April fools was weeks ago but Ruth Davidson leader of Scotland’s third most popular political Party has still been named by Time magazine on its annual list of the 100 most influential people in the World (population 7,632,819,325). So, who on that said Earth would back such a claim? And what type of person are they.
If you guessed some ultra-Unionist, Scotland hating, Jock who hasn’t lived here in decades… well done, you guessed right.

US based historian Niall Campbell Ferguson, author of the gushing ‘Empire: How Britain Made the Modern World’, is a big fan of the British Empire and of the US Republican Party.
He doesn’t like the SNP or Scotland much though. In that recognisably Unionist way of insulting two countries in one go- he refers to it as ‘the Belarus of the West’. Scotland, Ferguson suggested, should be “put into liquidation.”




It seems like Niall thinks little of his former homeland and is “baffled” by the idea it should seek independence. The Time list for which he chose Ruth Davidson is not a list of genuinely ‘influential people’ but rather of individuals ‘whose time is now’. Apparently Ruth’s time is now. We’re reaching Peak Ruth.

So is Peak Ruth: leading her party to third in the polls? Back behind a lame Scottish Labour and still light years behind the SNP. Her Scottish Tories are so mind bogglingly far behind the party of government that Daily Mail hack Stephen Daisley felt compelled to write a piece in which he struggled to rationalise the mere hope of a potential FM Ruth.
Ruth herself, however, sees so little chance of Holyrood progress that she is reportedly wooing English Tories in Sussex in the hopes of bagging a face saving escape route through a Westminster seat.
Or maybe Peak Ruth is more personal than Party. Being crowned ‘Star Baker’ after winning the Celebrity Great British Bake Off for 2018. She’s always up for a zany photoshoot or quiz show appearance. Indeed her main skill, aside from cake making, seems to be self promotion, using her BBC training, to look relaxed on camera.
This is probably the main thing that marks her out from her more dour colleagues- even if her smiles and laughs do often come mistimed and with a weird, off putting, intensity such that you wouldn’t be surprised to see Ruth walking round a children’s hospice grinning madly, like Stevie Wonder coming on for an encore.

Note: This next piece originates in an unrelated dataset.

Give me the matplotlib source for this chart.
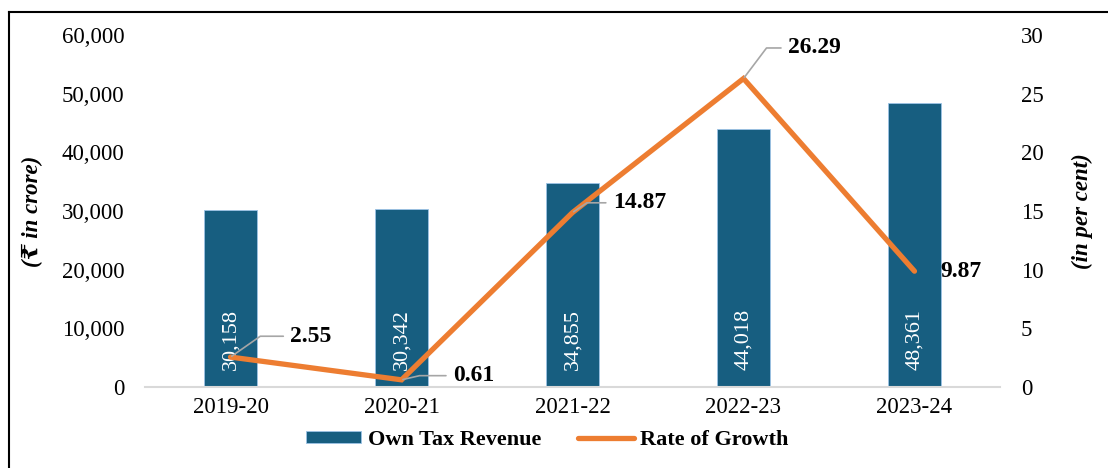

Certainly Peak Ruth is a minor British celebrity and much of the political press seems star struck. They rarely ask her the tough questions they should. Amusingly a BBC report has even absentmindedly referred to her as “Scottish First Minister, Ruth Davidson”.
Ruth isn’t First Minister though. There remains a huge chasm between what the Scottish people want and what the Tory press tells them they should want.